Tuesday, August 29, 2006

What Iran's Leaders Are Saying

I think most people would assume that it is fair to say that the Western media is carefully watching every word coming from the mouths of Iran's president and its supreme spiritual leader. Except that it is not the case at all. A couple days ago, Juan Cole reported that President Ahmadinejad said:
"Iran is not a threat to any country, and is not in any way a people of intimidation and aggression."
In addition, Ahmadinejad went so far as to specifically denying that Iran threatened Israel:
"Weapons research is in no way part of Iran's program. Even with regard to the Zionist regime, our path to a solution is elections."
Were that not enough, Cole goes onto say that Supreme Jurisprudent Khamenei pledges have carried the same sentiment:
Supreme Jurisprudent Khamenei's pledge of no first strike against any country by Iran with any kind of weapon, and his condemnation of nuclear bombs as un-Islamic and impossible for Iran to possess or use, was completely ignored by the Western press and is never referred to.
What does all this mean coming from Iran's hardliners? I don't know. Why do we listen to their threats and not their more peaceful statements? On what basis does the media decide that this is not something worth hearing, but some more threatening words do bear repeating?

I don't know what Iran's leaders are thinking, I do not claim to "see into their souls" as Bush once remarked of Putin. What I do remember is the sentiment that many had in the Western media that Saddam was obviously lying when he said he had no WMDs and provided reams of documentation supporting the idea that he didn't. Whatever the West does with regard to Iran, it should not repeat the mistake of only taking aggressive words at face value.

A worthwhile additional note, according to Cole the "wipe Israel off the map" comment is an inaccurate translation. The real meaning is supposed to be something more like "vanish from the page of time" or something to that effect.

Again, I do not know what Ahmadinejad means by his words (nor Khamenei by his).

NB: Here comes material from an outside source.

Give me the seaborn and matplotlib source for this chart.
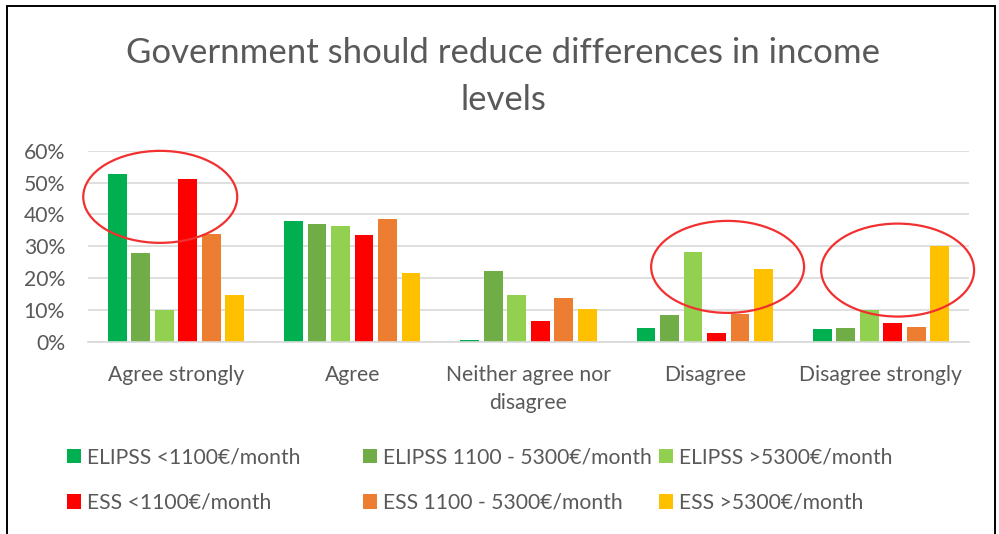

I do not know enough about Shiite eschatology to know what effect it is having on him. I do not know what effect his involvement in the hostage crisis has had on him. What I do know is that we should not put dangerous words into his mouth as we did with Saddam. I also know that eschatogical fears in the months leading up to the dreaded Y2K problem (remember that?) prompted those who were truly afraid to assume an essentially defensive posture. No one was proposing a war of aggression be undertaken in December 1999 to pre-empt Armageddon. Instead those gripped with premillenial terror stocked up and prepared to defend their homes. It is not inconceivable that Iran is seeking solely a defensive deterrent.

Do I know any of this for sure? Of couse not. But based on what I've seen, if we look beyond Western media, a more complex picture of Iran's leadership starts to emerge.